Zombies have a large part to play in philosophy. I don’t just mean as academics and lecturers -although that is also true (especially when tenure is involved). What I mean is that the concept of a zombie provides a starting point for some pretty interesting philosophical discussion. Let me explain.
If I were to ask you what, fundamentally, you are, how would you reply? You might assert that you are a human being with arms, legs, eyes, ears etc. But you would probably agree that this is hardly the whole story. You would probably also insist that you are a thinking subject, with a mind consisting of beliefs, desires, pains, intentions, hopes etc. And you might concur that it is this complex of mental states that makes you not simply a human being but also a person. If I was to then ask you: where is this mind located? You might reply (having conceded that the question is intelligible) that it is “located” in your brain. And on the face of it the reply seems reasonable. It is my brain that makes it possible for me to feel pain, to anticipate pleasure, to regret the way I voted, to believe that Mo Farah is the best distance runner in Europe.
But what does it mean to say that the mind is “located” in the brain? Is it even a preamble to an explanation to assert that the brain “makes possible” the sensation of pain? What sort of relation is being, hesitantly, hinted at? To say that it is your brain that makes your mind possible is not necessarily to assert a relation of identity, for example, since by “makes possible” we might mean “causes”; and when one thing causes another thing there are two distinct things, not one (the possible exception here being God). Some philosophers do indeed wish to assert that the relation is one of identity: that minds are nothing but brains or (more unusually) that brains are “logical constructions” from mental events. Others wish to argue that the mental and physical are ontologically distinct and each as fundamental as the other. Some philosophers wish to deny that minds exist in the first place (yes, honestly).
This, of course, is the mind-body problem which can be summed up in the conjunction of two questions: how to reconcile the dull, grey, synaptic firings in our brains with the richness of phenomenal experience; and how do we bind ourselves as thinking subjects to the world of objects as described by science?
Enter the zombie.
There is an ingenious argument that has been given succinct expression in the writings of David Chalmers. It goes something like this. We are familiar with zombies as they are presented in popular culture, as beings physically like us and yet different from us in that they lack conscious experience. Another way of saying this would be to state that zombies are possible in the sense that to assert that they exist might be false but does not involve a contradiction. In other words, zombies are logically possible (they might exist in some possible universe) even if they are not nomologically possible (ruled out by the physical laws which govern this universe). I am, as it happens, a fan of the actor Dick Van Dyke and consider Diagnosis Murder to be the acme of cheap television shows which appertain to hospital doctors who also happen to be detectives. We can imagine a possible world in which Mr Van Dyke has a zombie-counterpart, a physically like-for-like equivalent to the non-zombie Van Dyke right down to the causal properties of his brain. But we can also intelligibly subtract from zombie-Van Dyke those features of felt consciousness that make “our” Van Dyke the fine actor that he is (the emotional range, the sense of empathy, along with the other felt properties shared with us non-thespians). From this it follows, surely, that those phenomenal features of consciousness (the qualia, or “what it’s like to us to be in pain etc) cannot be identical with the brain since if A is identical with B then necessarily whatever properties A has, B has also: and in the stated case this necessity does not seem to obtain.
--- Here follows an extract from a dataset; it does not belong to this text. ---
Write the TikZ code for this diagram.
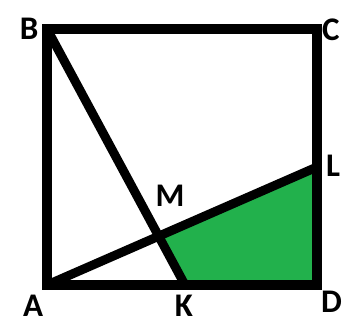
\documentclass[tikz,border=0pt]{standalone}
\usepackage{fontspec}
\setmainfont{Carlito}
\definecolor{paintgreen}{HTML}{22B14C}
\tikzset{
  edge/.style={line width=9.5pt, line join=miter, line cap=rect},
  lbl/.style={font=\fontsize{33}{33}\selectfont\bfseries, inner sep=0pt}
}
\begin{document}
\begin{tikzpicture}[x=1pt,y=-1pt]
\useasboundingbox (0,0) rectangle (342,324);
\coordinate (A) at (47,285);
\coordinate (B) at (47,29);
\coordinate (C) at (317,29);
\coordinate (D) at (317,285);
\coordinate (K) at (185,285);
\coordinate (L) at (317,167);
\coordinate (M) at (intersection of B--K and A--L);
\fill[paintgreen] (M) -- (L) -- (D) -- (K) -- cycle;
\draw[edge] (A) -- (B) -- (C) -- (D) -- cycle;
\draw[line width=9pt] (B) -- (K);
\draw[line width=9pt] (A) -- (L);
\node[lbl] (lB) at (29,29) {B};
\node[lbl, anchor=west] (lC) at (322,30) {C};
\node[lbl, anchor=west] (lL) at (326,166) {L};
\node[lbl] (lM) at (170,196) {M};
\node[lbl] (lA) at (33,306) {A};
\node[lbl] (lK) at (184,306) {K};
\node[lbl, anchor=west] (lD) at (321,302) {D};
\end{tikzpicture}
\end{document}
The philosopher Michelle Maise, in a nice paper called The Power of Passion on Heartbreak Hill, discusses these issues in connection with running (the title refers to a rocky patch during the Boston marathon). Is it possible, she asks, for a zombie to run a marathon? On the face of it the answer seems straightforward: why not? If we can allow that there might be zombies then we can allow also that they would be able to run. And if they lack sensations such as pain, fatigue, despair and all the other companions of the long distance runner then it seems to follow that they’d make pretty good marathon runners. I’ve spent many a club race night running against club members who show no signs of discomfort and trust me, it’s dispiriting.
But the case of the stoical club runner is misleading for two reasons. For one thing they are normally bluffing: good runners are masters of concealment. She feels the same agony as the rest of us, she just chooses not to (behaviourally) disclose it. Secondly, as Maise points out, this spectrum of sensations is not accidental to the act of running but is on the contrary essential to it. The zombie, in other words, is not running at all. Sure it might be moving, but it is not running any more than my PC is flying when I launch it through the air following an email from my publisher. What is required in order to transform the fact of movement into the act of running is agency which, Maise suggests, cannot be legitimately ascribed to a zombie given their cognitive deficiencies.
That said, I wouldn’t want one chasing me. I’ve seen Night of the Living Dead, those zombies can shift.
“The Power of Passion on Heartbreak Hill” is included in Michael W. Austin’s collection “Running and Philosophy: a marathon for the mind”. Other papers in the collection will be the subject of future posts.